The liberal arts – the studies of the sciences, arts and humanities – had long been held in high esteem. Their studies created the foundation of education in the Western world and saw their dawn in ancient Greece, a society known for deep intellect and reasoning. The Greeks saw a desire for a universal understanding and the liberal arts promoted that.

That love affair with intellectual versatility continued for centuries. For a good portion of the United States’ early history, the liberal arts were the predominant method of study in our universities and colleges. But, after the Civil War, things changed dramatically. Those in academia capitulated to statehouses and businesses which wanted something different. They didn’t want well-rounded citizens; they wanted task-specific workers. They wanted cogs in their machine; they didn’t want someone else mastering that machine.

Higher education was transformed, as was the view of classical education. It has been the case that liberal arts diplomas have been reviled by misguided employers, institutions of higher education, and prospective students. In the academic year beginning in 1975, only 2 percent of the bachelor’s degrees conferred in the US were for liberal arts. Fifty years later, that percentage remains the same.

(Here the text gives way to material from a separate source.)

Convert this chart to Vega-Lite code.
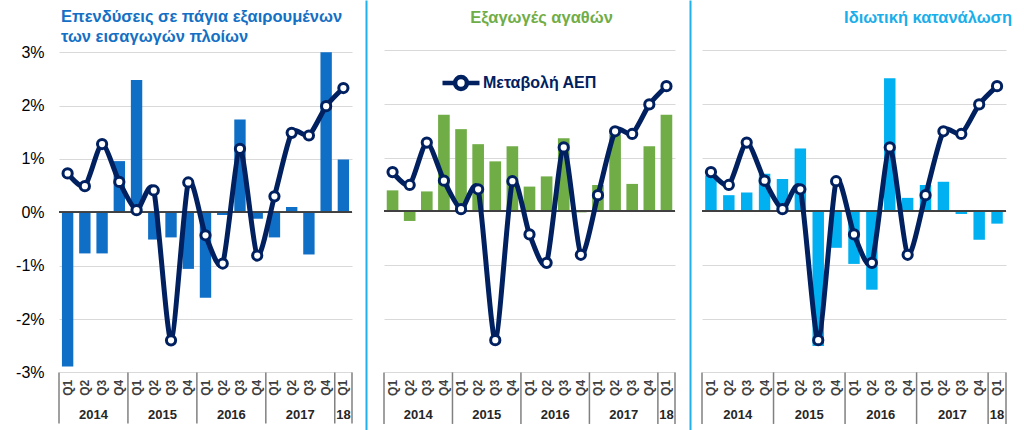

That’s unfortunate given the incredible value it could bring to the table. Just think about what the manager of a small business or the lawmaker in a state capital have faced in the past five-plus years. How do you navigate a changing economy? How did they adjust to mandates or create protocols? What are the expectations of your customers, coworkers and community in this ever-changing world? What impact has this all had on the physical, mental, and emotional well-being of those who are served? What can we learn from other places? What can we learn from observing? What can we learn from history? What will the future hold? What can we make the future be?

Those best prepared to answer those questions and weather this storm are the versatile souls who were once known as Renaissance Men or Women. Think of how well-rounded, inquisitive, reasoned and creative someone has had to be to navigate the nuances of the ‘20s – they’ve had to be a sort of expert on health, science, government, economics, and people while still holding true to their job as an organizational leader or doer.

We’ve been failing as a country in the development of free thinkers. We don’t have enough of them and I don’t know if we can achieve that, either. Despite there being 1,500 colleges and universities in this country, only 200 still consider themselves liberal arts schools. Also, most other colleges, when setting degree requirements, don’t emphasize the use of classical education in the later years of one’s program, they are more or less thrown at underclassmen as core courses then devalued thereafter.     

The central academic disciplines of a liberal arts degree are philosophy, logic, linguistics, literature, history, political science, sociology, and psychology. Those are considerably important tools and their proper use – all at once — could pay considerable dividends to the person, the organization, and the world. 

And realize, too, that history is but an endless series of crises and the 2020s have been just the latest in that cycle. Before this, we had the Great Recession. Before that terrorism. Before that the Cold War. I could go on and on. More are going to happen. Even businesses, non-profits, and governments – large and small – have to deal with their own individual crises quite often. 

This decade has shown that we need special people who know a little about everything, think deeply, and react appropriately and justly. We need those people with generalist degrees whom you once asked: “What the heck are you going to do with that diploma?”